I woke up in a hole. Baby blue eyes was dancing in the ocean, while his drunken pals pissed on me and covered me with shaving cream. Tears streamed out of my eyes, but I couldn’t move my face. The cackling laughter of torturing clowns shaved my swollen legs and danced with shadows on the surf. Why were they torturing me? Teasing me? Shaving me? I had known nothing of his polyester mother and a kitchen rope. Nobody told me. I AM SORRY FOR YOUR LOSS BLUE-EYED MAN. I was innocent. I was dying. I tried to move my lips to beg for mercy, but my nerve endings were swollen and too slow to speak. Suddenly, I was covered in sand up to my neck and left on the beach of Isla Blanca to die.

My body began sinking into the sand—down, down, down—until I found myself floating under the beach and carried out into the gulf by a river in the sea. I clutched the chenille robe around me for protection from stingrays and sharks. One shark had tiny teeth and gleaming blue eyes—just like the painter. A transparent blob floated by, whispering in my ear, “See him? His mother never wore pink polyester. He’s a liar.” What?

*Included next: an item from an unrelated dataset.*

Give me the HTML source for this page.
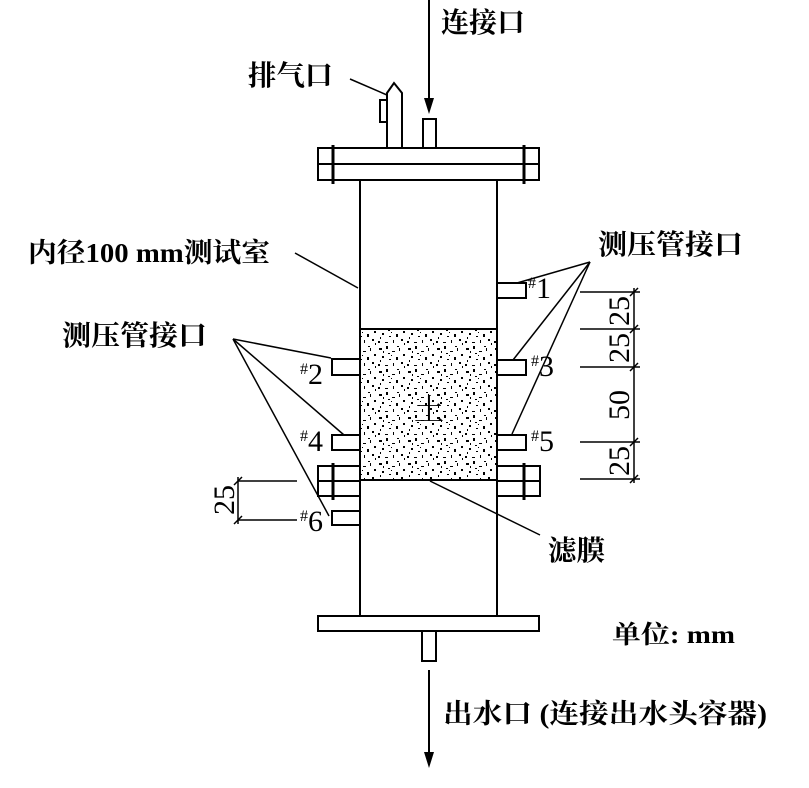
<!DOCTYPE html>
<html><head><meta charset="utf-8"><style>
html,body{margin:0;padding:0;background:#fff}
svg{display:block}
text{font-family:"Liberation Serif","Noto Serif CJK SC",serif;fill:#000}
.b{font-weight:bold}
</style></head><body>
<svg width="809" height="788" viewBox="0 0 809 788" xmlns="http://www.w3.org/2000/svg">
<defs>
<pattern id="dots" width="29" height="23" patternUnits="userSpaceOnUse">
<rect x="2" y="3" width="3" height="2" fill="#000"/><rect x="9" y="1" width="2" height="3" fill="#000"/>
<rect x="15" y="6" width="3" height="1" fill="#000"/><rect x="22" y="3" width="1" height="3" fill="#000"/>
<rect x="5" y="11" width="2" height="2" fill="#000"/><rect x="12" y="14" width="2" height="1" fill="#000"/>
<rect x="19" y="12" width="2" height="3" fill="#000"/><rect x="26" y="9" width="2" height="2" fill="#000"/>
<rect x="1" y="19" width="2" height="2" fill="#000"/><rect x="8" y="20" width="3" height="1" fill="#000"/>
<rect x="16" y="18" width="1" height="3" fill="#000"/><rect x="24" y="17" width="2" height="2" fill="#000"/>
<rect x="11" y="8" width="2" height="1" fill="#000"/><rect x="27" y="21" width="1" height="2" fill="#000"/>
<rect x="6" y="6" width="1" height="2" fill="#000"/><rect x="20" y="1" width="2" height="1" fill="#000"/>
<rect x="14" y="10" width="1" height="1" fill="#000"/><rect x="3" y="15" width="1" height="2" fill="#000"/>
</pattern>
</defs>
<g stroke="#000" stroke-width="2" fill="none">
<line x1="360" y1="180" x2="360" y2="616"/>
<line x1="497" y1="180" x2="497" y2="616"/>
<rect x="318" y="148" width="221" height="32"/>
<line x1="318" y1="164" x2="539" y2="164"/>
<line x1="333" y1="145" x2="333" y2="184" stroke-width="3"/>
<line x1="524" y1="145" x2="524" y2="184" stroke-width="3"/>
<path d="M387 148 V93 L394 83 L402 93 V148"/>
<path d="M387 100 H380 V122 H387"/>
<line x1="350" y1="79" x2="387" y2="95" stroke-width="1.5"/>
<rect x="423" y="119" width="13" height="29"/>
<line x1="429" y1="0" x2="429" y2="100"/>
<rect x="360" y="329" width="137" height="151" fill="url(#dots)" stroke-width="2"/>
<rect x="497" y="283" width="29" height="15"/>
<rect x="332" y="359" width="28" height="16"/>
<rect x="497" y="360" width="29" height="15"/>
<rect x="332" y="435" width="28" height="15"/>
<rect x="497" y="435" width="29" height="15"/>
<rect x="332" y="511" width="28" height="14"/>
<rect x="318" y="466" width="42" height="30"/>
<line x1="318" y1="481" x2="360" y2="481"/>
<line x1="333" y1="463" x2="333" y2="500" stroke-width="3"/>
<rect x="497" y="466" width="43" height="30"/>
<line x1="497" y1="481" x2="540" y2="481"/>
<line x1="524" y1="463" x2="524" y2="500" stroke-width="3"/>
<rect x="318" y="616" width="221" height="15"/>
<rect x="422" y="631" width="14" height="30"/>
<line x1="429" y1="670" x2="429" y2="755"/>
<g stroke-width="1.5">
<line x1="295" y1="253" x2="358" y2="288"/>
<line x1="590" y1="262" x2="517" y2="283"/>
<line x1="590" y1="262" x2="513" y2="360"/>
<line x1="590" y1="262" x2="512" y2="434"/>
<line x1="233" y1="339" x2="331" y2="358"/>
<line x1="233" y1="339" x2="344" y2="435"/>
<line x1="233" y1="339" x2="329" y2="516"/>
<line x1="430" y1="481" x2="540" y2="535"/>
<line x1="580" y1="292" x2="640" y2="292"/>
<line x1="580" y1="329" x2="640" y2="329"/>
<line x1="580" y1="367" x2="640" y2="367"/>
<line x1="580" y1="442" x2="640" y2="442"/>
<line x1="580" y1="479" x2="640" y2="479"/>
<line x1="634" y1="288" x2="634" y2="483"/>
<line x1="238" y1="481" x2="297" y2="481"/>
<line x1="238" y1="520" x2="297" y2="520"/>
<line x1="238" y1="477" x2="238" y2="524"/>
</g>
<g stroke-width="1.5">
<line x1="630" y1="296" x2="638" y2="288"/><line x1="630" y1="333" x2="638" y2="325"/>
<line x1="630" y1="371" x2="638" y2="363"/><line x1="630" y1="446" x2="638" y2="438"/>
<line x1="630" y1="483" x2="638" y2="475"/>
<line x1="234" y1="485" x2="242" y2="477"/><line x1="234" y1="524" x2="242" y2="516"/>
</g>
</g>
<polygon points="424,98 434,98 429,114" fill="#000"/>
<polygon points="424,752 434,752 429,768" fill="#000"/>
<g class="b">
<text x="441" y="32" font-size="28" textLength="84" lengthAdjust="spacingAndGlyphs">连接口</text>
<text x="248" y="85" font-size="28" textLength="85" lengthAdjust="spacingAndGlyphs">排气口</text>
<text x="28" y="262" font-size="27" textLength="242" lengthAdjust="spacingAndGlyphs">内径100 mm测试室</text>
<text x="598" y="254" font-size="28" textLength="145" lengthAdjust="spacingAndGlyphs">测压管接口</text>
<text x="62" y="345" font-size="28" textLength="145" lengthAdjust="spacingAndGlyphs">测压管接口</text>
<text x="548" y="560" font-size="28" textLength="57" lengthAdjust="spacingAndGlyphs">滤膜</text>
<text x="612" y="643" font-size="25" textLength="123" lengthAdjust="spacingAndGlyphs">单位: mm</text>
<text x="443" y="723" font-size="27" textLength="324" lengthAdjust="spacingAndGlyphs">出水口 (连接出水头容器)</text>
</g>
<text x="414" y="420" font-size="30">土</text>
<g font-size="30">
<text x="528" y="298"><tspan font-size="16" dy="-10">#</tspan><tspan dy="10">1</tspan></text>
<text x="300" y="384"><tspan font-size="16" dy="-10">#</tspan><tspan dy="10">2</tspan></text>
<text x="531" y="376"><tspan font-size="16" dy="-10">#</tspan><tspan dy="10">3</tspan></text>
<text x="300" y="451"><tspan font-size="16" dy="-10">#</tspan><tspan dy="10">4</tspan></text>
<text x="531" y="451"><tspan font-size="16" dy="-10">#</tspan><tspan dy="10">5</tspan></text>
<text x="300" y="531"><tspan font-size="16" dy="-10">#</tspan><tspan dy="10">6</tspan></text>
<text transform="translate(629,311) rotate(-90)" text-anchor="middle">25</text>
<text transform="translate(629,348) rotate(-90)" text-anchor="middle">25</text>
<text transform="translate(629,405) rotate(-90)" text-anchor="middle">50</text>
<text transform="translate(629,461) rotate(-90)" text-anchor="middle">25</text>
<text transform="translate(234,500) rotate(-90)" text-anchor="middle">25</text>
</g>
</svg>
</body></html>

The coral-red blended me in with a singing school in the redfish run. They seemed to say, “Don’t look down. Don’t look down.” Of course, I had to look down. Below us, a deadly brine pit, known locally as the hot tub from hell—the jacuzzi of despair—sucking creatures big and small into a certain salty death. The humming currents of Gregorian chants led the way up and out. A fish hook caught my hair and I was lifted up into the back of a jeep—to be skinned and decapitated.

When I woke up, I still had my head. I was laid out flat in a box like a sardine with no shock absorbers, not a hearse, but a lively ride back home. A book on my lap showed pictures of jellyfish and man-o-war -—scientific illustrations with medical advice. “We’re sorry.” the drunken friends wore sober horn-rimmed sunglasses and were so sorry they had urinated on me, but that’s what the first aid book had said to do. And shaving cream. Shaving? It was part of the routine treatment for man-o-war stings. I could still feel the toxin in my legs releasing odd chemicals from the ocean into my brain. Squiggly strings dangled in front of my eyes and something was missing.

The blue-eyed painter? Wow. I just now had realized that he was gone. Vanished. The chemistry of love had obviously been replaced with something else entirely. “Lost. We lost him. He wouldn’t listen to us and he got caught down in the brine pool. You know, having a hammerhead can really drag you down.” They turned their heads around and smiled together at me with giant fish faces. OK, I had lost my love and lost my mind. I closed my eyes and floated in a bumpy sea.